Problemem jest też to, że w serialu nie czuć tego parcia do zemsty. Z serialowej Ellie bije żądza zemsty, w dwóch- trzech zaczerpniętych prosto z gry scenach i to by było na tyle. Przez resztę czasu kompletnie tego nie czuć. Podobnie jest z zagrożeniem w Seattle, które powinno czyhać na każdym rogu. Nawet ten pierwotny, prosty motyw zemsty - który działał nawet np. w bardziej zjazdowych sezonach TWD, jest tutaj nieudolnie ukazany. W grze po prostu czuliśmy, że ta zemsta wisi nad Ellie jak jakieś fatum, w którym się zatraci.
Co jeszcze...Mnogość rozwiązań tupu 'Deus ex machina', w jednym z odcinków Ellie przypadkiem przechodząc przez jakąś dziurę w murze trafia prosto na poszukiwaną Norę...Za to w ostatnim
mamy durną scenę wieszania jej i cudownego ocalenia przez Blizny.
Trochę podsumowując. Wątek dwóch głównych postaci Dina i Ellie nie działa. Motyw zemsty nie działa. Postać Ellie odpycha. Wątki pobocznych postaci nie wybrzmiewają, jest ich mało.
Na dokładkę scenariusz jest tak rozpisany, że trzeci sezon wystartuje z historią Abby, która, ani ziębi, ani parzy znaczną część widzów. Dla mnie te wątki Abby już w grze co nieco miejscami nużyły, więc tutaj może być sroga meczarnia.

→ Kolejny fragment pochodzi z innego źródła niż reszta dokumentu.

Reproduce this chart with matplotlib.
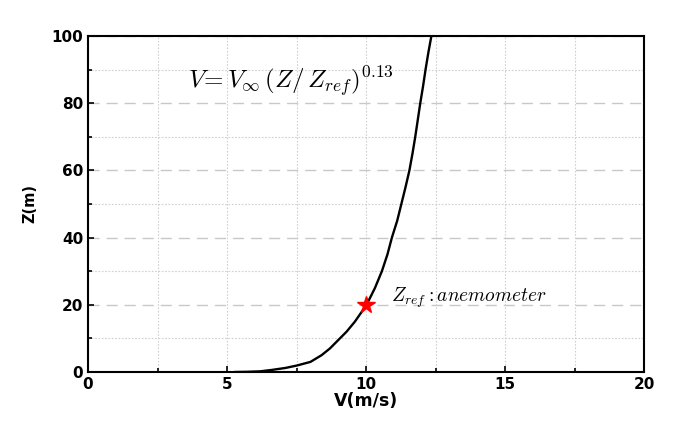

Potwierdzam też, to co twierdziłem po pierwszym sezonie, prawie wszystkie ważniejsze scenki są lepiej zaprezentowane w grze.
Twórcy nie podołali, z tym jak już wspominałem niełatwym do przełożenia na serial materiałem growym. Na chwilę obecną nie wiem, czy podejmę się trzeciego sezonu.